Psalm 123, the third poem in the Psalms of Ascents, promises that God is a sure foundation for our lives:

 

“Those who trust in the LORD are like Mount Zion. It cannot be shaken; It remains forever.” 

 

The Hebrew word for trust is batach, and has three meanings: to be sure, to be secure and to be confident. Every person instinctively needs confidence-and when God is the object of our faith, we have confidence in spades!

 

Beth Moore, in Stepping Up: A Journey Through the Psalms of Ascents, gives great insight into this verse. She writes,

 

“Insecurity has remained one of my most consistent challenges. Jealousy, low self-worth, envy promiscuity, manipulation and unbelief are rooted in insecurity.
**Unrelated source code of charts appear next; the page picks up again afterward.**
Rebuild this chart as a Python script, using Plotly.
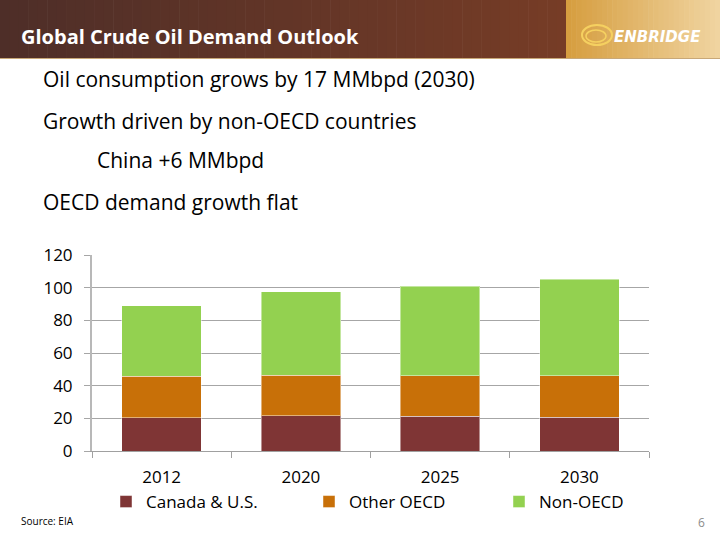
import plotly.graph_objects as go

years = ["2012", "2020", "2025", "2030"]
canada_us = [20.4, 21.6, 21.2, 20.6]
other_oecd = [25.3, 24.7, 24.9, 25.5]
non_oecd = [43.1, 51.3, 54.7, 59.0]
series_names = ["Canada & U.S.", "Other OECD", "Non-OECD"]
series_colors = ["#7f3535", "#c87008", "#93d150"]
y_ticks = [0, 20, 40, 60, 80, 100, 120]

FONT = "Open Sans"
W, H = 720, 540
L, R, T, B = 92, 71, 255, 89

legend_ids = ["legend", "legend2", "legend3"]
legend_left_px = [106, 309, 499]

fig = go.Figure()
for name, vals, col, lid in zip(series_names, [canada_us, other_oecd, non_oecd], series_colors, legend_ids):
    fig.add_trace(go.Bar(x=years, y=vals, name=name, legend=lid,
                         marker=dict(color=col, line=dict(color="rgba(255,255,255,0.45)", width=1))))


def lerp(c1, c2, t):
    return "#%02x%02x%02x" % tuple(int(round(a + (b - a) * t)) for a, b in zip(c1, c2))


def px_x(x):
    return (x - L) / (W - L - R)


def px_y(y):
    return (H - B - y) / (H - T - B)


shapes = []
n = 60
x0h, x1h = 0, 566
for i in range(n):
    xa = x0h + (x1h - x0h) * i / n
    xb = x0h + (x1h - x0h) * (i + 1) / n + 0.6
    shapes.append(dict(type="rect", xref="paper", yref="paper",
                       x0=px_x(xa), x1=px_x(xb), y0=px_y(58), y1=px_y(0),
                       line=dict(width=0), fillcolor=lerp((78, 46, 40), (118, 60, 38), i / (n - 1)), layer="above"))
m = 30
x0g, x1g = 566, 720
for i in range(m):
    xa = x0g + (x1g - x0g) * i / m
    xb = x0g + (x1g - x0g) * (i + 1) / m + 0.6
    shapes.append(dict(type="rect", xref="paper", yref="paper",
                       x0=px_x(xa), x1=px_x(xb), y0=px_y(58), y1=px_y(0),
                       line=dict(width=0), fillcolor=lerp((214, 158, 64), (240, 212, 160), i / (m - 1)), layer="above"))
shapes.append(dict(type="line", xref="paper", yref="paper", x0=px_x(0), x1=px_x(720), y0=px_y(58.5), y1=px_y(58.5),
                   line=dict(color="#c8a878", width=1), layer="above"))
# logo swirl
shapes.append(dict(type="circle", xref="paper", yref="paper", x0=px_x(582), x1=px_x(612), y0=px_y(45), y1=px_y(25),
                   line=dict(color="#f5d060", width=2), layer="above"))
shapes.append(dict(type="circle", xref="paper", yref="paper", x0=px_x(586), x1=px_x(606), y0=px_y(42), y1=px_y(30),
                   line=dict(color="#f5d060", width=1.5), layer="above"))

annotations = [
    dict(text="<b>Global Crude Oil Demand Outlook</b>", x=px_x(19), y=px_y(36), xref="paper", yref="paper",
         xanchor="left", yanchor="middle", showarrow=False, font=dict(family=FONT, size=20, color="white")),
    dict(text="<b><i>ENBRIDGE</i></b>", x=px_x(703), y=px_y(37), xref="paper", yref="paper",
         xanchor="right", yanchor="middle", showarrow=False, font=dict(family="DejaVu Sans", size=15, color="white")),
    dict(text="Oil consumption grows by 17 MMbpd (2030)", x=px_x(41), y=px_y(79), xref="paper", yref="paper",
         xanchor="left", yanchor="middle", showarrow=False, font=dict(family=FONT, size=21, color="black")),
    dict(text="Growth driven by non-OECD countries", x=px_x(41), y=px_y(121), xref="paper", yref="paper",
         xanchor="left", yanchor="middle", showarrow=False, font=dict(family=FONT, size=21, color="black")),
    dict(text="China +6 MMbpd", x=px_x(95), y=px_y(160), xref="paper", yref="paper",
         xanchor="left", yanchor="middle", showarrow=False, font=dict(family=FONT, size=21, color="black")),
    dict(text="OECD demand growth flat", x=px_x(41), y=px_y(202), xref="paper", yref="paper",
         xanchor="left", yanchor="middle", showarrow=False, font=dict(family=FONT, size=21, color="black")),
    dict(text="Source: EIA", x=px_x(19), y=px_y(521), xref="paper", yref="paper",
         xanchor="left", yanchor="middle", showarrow=False, font=dict(family=FONT, size=10, color="black")),
    dict(text="6", x=px_x(707), y=px_y(522), xref="paper", yref="paper",
         xanchor="right", yanchor="middle", showarrow=False, font=dict(family=FONT, size=12, color="#8c8c8c")),
]

legend_cfg = {}
for lid, lx in zip(legend_ids, legend_left_px):
    legend_cfg[lid] = dict(orientation="h", xref="container", yref="container", x=lx / W, y=(H - 502) / H,
                           xanchor="left", yanchor="middle", font=dict(size=17), itemwidth=30,
                           bgcolor="rgba(0,0,0,0)")

fig.update_layout(
    width=W, height=H, margin=dict(l=L, r=R, t=T, b=B, autoexpand=False),
    paper_bgcolor="white", plot_bgcolor="white",
    barmode="stack", bargap=0.43,
    font=dict(family=FONT, size=17, color="black"),
    showlegend=True,
    xaxis=dict(type="category", showgrid=False, showline=True, linecolor="#a0a0a0", linewidth=1,
               ticks="outside", tickson="boundaries", ticklen=6, tickcolor="#a0a0a0",
               tickfont=dict(size=17), ticklabelstandoff=11),
    yaxis=dict(range=[0, 120], tickvals=y_ticks, showgrid=True, gridcolor="#a6a6a6", gridwidth=1,
               showline=True, linecolor="#b8b8b8", linewidth=2, ticks="outside", ticklen=6,
               tickcolor="#a6a6a6", zeroline=False,
               tickfont=dict(size=17), ticklabelstandoff=8),
    shapes=shapes, annotations=annotations,
    **legend_cfg,
)

fig.write_html("out.html", config={"displayModeBar": False},
               post_script="document.body.style.margin='0';document.body.style.padding='0';")
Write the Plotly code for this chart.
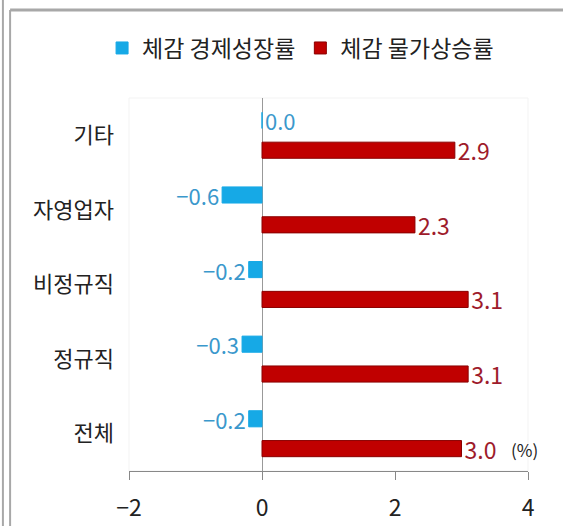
import plotly.graph_objects as go

categories = ["기타", "자영업자", "비정규직", "정규직", "전체"]
growth = [0.0, -0.6, -0.2, -0.3, -0.2]
inflation = [2.9, 2.3, 3.1, 3.1, 3.0]
series_names = ["체감 경제성장률", "체감 물가상승률"]
x_ticks = [-2, 0, 2, 4]

FONT = "Noto Sans CJK KR"
BLUE = "#16a9e6"
RED = "#c00000"


def fmt(v):
    return f"{v:.1f}".replace("-", "−")


fig = go.Figure()
fig.add_trace(go.Bar(
    y=categories, x=growth, orientation="h", name=series_names[0],
    marker=dict(color=BLUE, line=dict(color=BLUE, width=1)),
    text=[fmt(v) for v in growth], textposition="outside", cliponaxis=False,
    constraintext="none",
    textfont=dict(family=FONT, size=22, color="#3a98cc"),
))
fig.add_trace(go.Bar(
    y=categories, x=inflation, orientation="h", name=series_names[1],
    marker=dict(color=RED, line=dict(color="#8a0000", width=1)),
    text=[fmt(v) for v in inflation], textposition="outside", cliponaxis=False,
    constraintext="none",
    textfont=dict(family=FONT, size=23, color="#9e1b2b"),
))

fig.update_layout(
    width=563, height=526,
    margin=dict(l=129, r=35, t=98, b=55, autoexpand=False),
    paper_bgcolor="white", plot_bgcolor="white",
    barmode="group", bargap=0.2, bargroupgap=0.46,
    font=dict(family=FONT, color="#222222"),
    showlegend=True,
    legend=dict(orientation="h", x=0.43, xanchor="center", y=1.134, yanchor="middle",
                font=dict(family=FONT, size=23, color="#222222"),
                itemwidth=30, tracegroupgap=0, bgcolor="rgba(0,0,0,0)"),
    xaxis=dict(range=[-2, 4], tickvals=x_ticks, ticktext=[f"{v:d}".replace("-", "−") for v in x_ticks],
               automargin=False,
               showgrid=False, zeroline=True, zerolinecolor="#999999", zerolinewidth=1,
               showline=True, linecolor="#888888", linewidth=1,
               ticks="outside", ticklen=8, tickcolor="#888888", ticklabelstandoff=8,
               tickfont=dict(family=FONT, size=23, color="#222222")),
    yaxis=dict(autorange="reversed", showgrid=False, zeroline=False, showline=False,
               automargin=False,
               ticks="", ticklabelstandoff=14,
               tickfont=dict(family=FONT, size=22, color="#222222")),
)

fig.add_annotation(text="(%)", xref="paper", yref="paper", x=0.99, y=0.058,
                   xanchor="center", yanchor="middle", showarrow=False,
                   font=dict(family=FONT, size=17, color="#222222"))

# faint plot-area border
fig.add_shape(type="rect", xref="paper", yref="paper", x0=0, x1=1, y0=0, y1=1,
              line=dict(color="#f3f3f3", width=1), layer="below")
# outer frame lines
fig.add_shape(type="line", xref="paper", yref="paper", x0=-0.316, x1=-0.316, y0=-0.2, y1=1.3,
              line=dict(color="#a8a8a8", width=2))
fig.add_shape(type="line", xref="paper", yref="paper", x0=-0.298, x1=-0.298, y0=-0.2, y1=1.236,
              line=dict(color="#a8a8a8", width=2))
fig.add_shape(type="line", xref="paper", yref="paper", x0=-0.298, x1=1.2, y0=1.236, y1=1.236,
              line=dict(color="#a8a8a8", width=3))

fig.write_html("out.html", config={"displayModeBar": False},
               post_script="document.body.style.margin='0';")
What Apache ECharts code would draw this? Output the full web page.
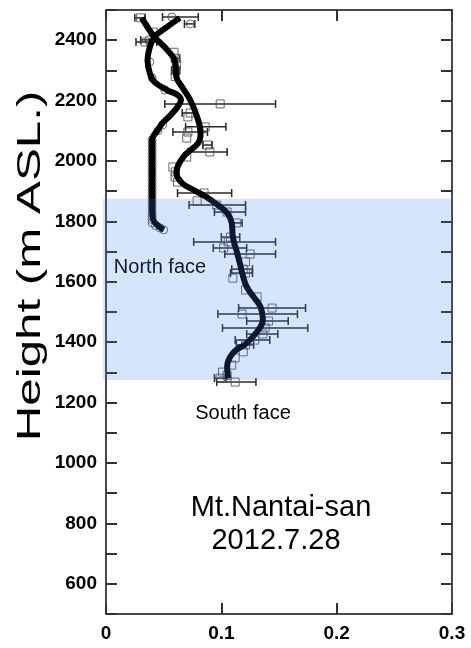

Self-security drawn from our position as a child of God is an even bigger problem—even self-security drawn from our position as a child of God.”

 

Psalm 30:6-7 says “When I was secure, I said, ‘I will never be shaken.’ LORD, when You showed Your favor, You make me stand like a strong mountain, when You hid Your face, I was terrified.” (HCSB)

 

“Perhaps the psalmist grew a little overconfident…in God’s manifest favor. Notice how often the word “I” is used in these verses.

 

David was the first to ascribe his prosperity to the Lord, but somewhere along the way He mistakenly placed his security in the blessing of God rather tan God Himself. We often know enough not to ascribe our security to carnal, worldly things. Our greater and slyer temptation is to place our security in the blessing we readily credit to the Lord.

 

Even if our security is in something God has given us—our gifts…loved ones, church family, consistent victory, passion for His Word—our seemingly secure mountain ultimately will fall into the sea. God’s favor and His person are not synonymous. If our trust is in manifestations of God’s favor rather than God Himself, we will crumble like dry clay when He calls us to walk a distance of our journeys entirely by faith and not by sight.

 

…God is with us and for us even when His face and His favor seem hidden. Mountain-like security only comes from trusting God, not what He’s done for us or given us, however glorious and eternal those things may be. The difference between trusting God and trusting what God has done is a fine line we easily can trip over, falling headlong into a pit just as David feared. Thankfully, he described what to do in the subsequent verses of Psalm 30. We can do likewise when we realize we have unknowingly let our security slip from god Himself to His manifest favor.”1

 

Read David’s conclusion to Psalm 30 in verses 8-12 and be encouraged:

 

 I cried out to You, O LORD;
And to the LORD I made supplication:
 “What profit is there in my blood,
When I go down to the pit?
Will the dust praise You?
Will it declare Your truth?
Hear, O LORD, and have mercy on me;
LORD, be my helper!”
You have turned for me my mourning into dancing;
You have put off my sackcloth and clothed me with gladness,
To the end that my glory may sing praise to You and not be silent.
O LORD my God, I will give thanks to You forever.

 

Beth Moore, Stepping Up: A Journey through the Psalms of Ascents. Nashville: Lifeway Publishing, 2007. pp. 68-69.